Monday, August 13, 2007

Gilberdyke Flood Meeting report

Further to the Flood Meeting held in Gilberdyke last Wednesday, 8th August 2007.

Many thanks to all those who attended and those who put their names forward to be part of a Parish Council Flood Action Group to deal with the whole flooding issue.

The meeting was always going to be emotional, with many Gilberdyke residents suffering the adverse effects, many having to move out whilst others electing to stay in their homes whilst repair work is carried out.

The East Riding of Yorkshire Council is asking all Ward Councillors and Parish Councils to report on the flooding in communities, and for suggestions as to what worked and what didn’t, what lessons can be learned, and what can be done to prevent a reoccurrence of the flooding. This will be one of the first tasks of the Flood Action Group.

During the recent flooding the area south of Gilberdyke and the railway, including the dykes in front of the farms on Bellasize Lane, into which the surface water from the west side of Gilberdyke discharges were found to be flooded, with water across the road in places.

“Ironically at the same time the 3 large dykes taking this water down to the River Ouse had a normal level of water at the river end, this raised the question of whether these dykes were not blocked or badly maintained. It was also confirmed that a number of fields were flooded in the Bellasize and Bennetland areas and south towards the river; therefore it is clearly not just householders who suffered but also farmers”.
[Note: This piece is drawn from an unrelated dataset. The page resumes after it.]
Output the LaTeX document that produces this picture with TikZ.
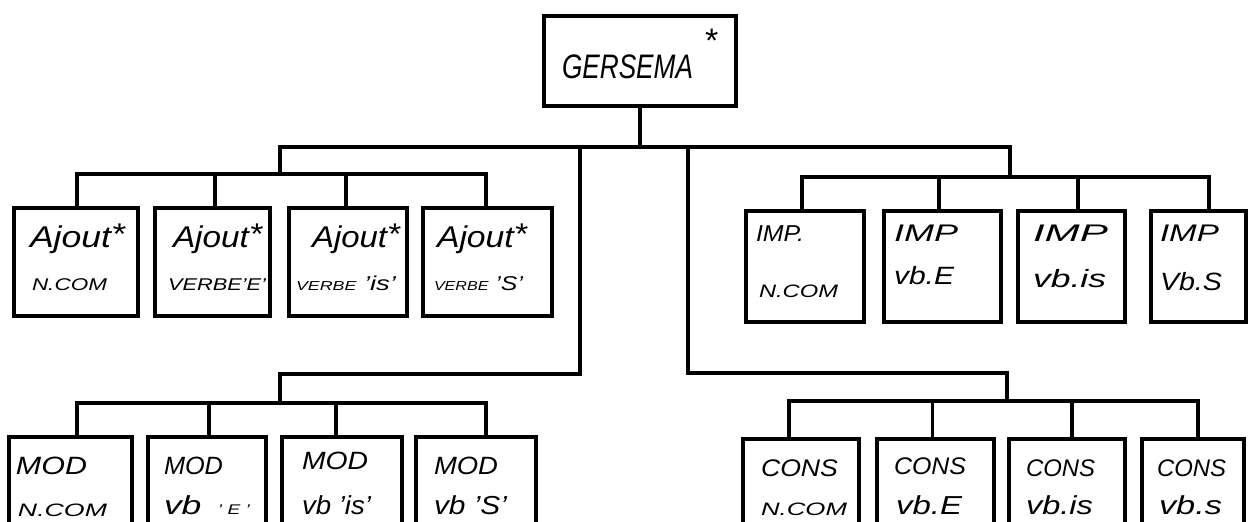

A Lower Ouse Internal Drainage Board (LOIDB) proposal for improving the flow of surface water from Gilberdyke and the land south to the river was discussed at length. This includes plans for a new cross dyke to bring the main dykes together, deepening and regrading of existing dykes, and the installation of a pumping station, similar to the one exiting at Yokefleet, to pump the water up and over into the river. The effect of this would be to ensure surface water drains quickly from Gilberdyke and the surrounding communities.

“I have since spoken to the ERYC finance department regarding funding the Lower Ouse Internal Drainage Board proposal, and will have further discussions and meetings in the days and weeks to come. I realise the problems associated with getting water out of villages such as Gilberdyke is shared by other communities, the nearest being North Cave, where again the main water course from the village could not cope with the volume of water, with lack of maintenance being one of the factors”.

“It is acknowledged that to get water out of Gilberdyke in the future is a significant problem and must be the priority, without this being achieved very little effective work can be done in the village. But, once the water can flow freely from Gilberdyke, other work inside the village itself can be done to further alleviate the flooding problems”.

“This one proposal for Gilberdyke may well become part of a much larger flood defence project, therefore we should be mindful of working in isolation, but not put off doing as much as we can”.

The role of Natural England and the Environment Agency was also questioned with many residents and farmers feeling it unacceptable to be flooded within their homes and land, because the section where a major dyke enters the river cannot be cleaned of silt build up for the sake of protecting reed beds, water voles and great crested newts.

A report put out by the ERYC some 2/3years ago in response to a thorough investigation of Gilberdyke’s foul and surface water drainage by the Parish Council, Yorkshire Water, LOIDB, ERYC Highways, ERYC public health and some residents was also discussed. This report indicated numerous problems with the internal drainage system caused mainly by incorrectly potted dykes. Under riparian law the householders should be prepared to reclaim and maintain these. This is something the Action Group will also be looking into.

The impact of increased development and a perceived lack of local input into planning decisions were also raised. Last year Gilberdyke Parish Council sent out a simple letter seeking support for the Parish Council in opposing any further housing or industrial development in the village until such a time that the village infrastructure be improved, with the village drainage certainly being one of the major infrastructural concerns. At that time some 460 Gilberdyke residents from over 350 households responded of which 453 supported the Parish Council’s position, whilst only 7 residents did not.

“Rest assured the ERYC took note of the feelings of Gilberdyke’s residents last year, and I along with my fellow Howdenshire Ward Councillors will be continuing to make sure residents voices are heard on future development as well the overall flooding situation”.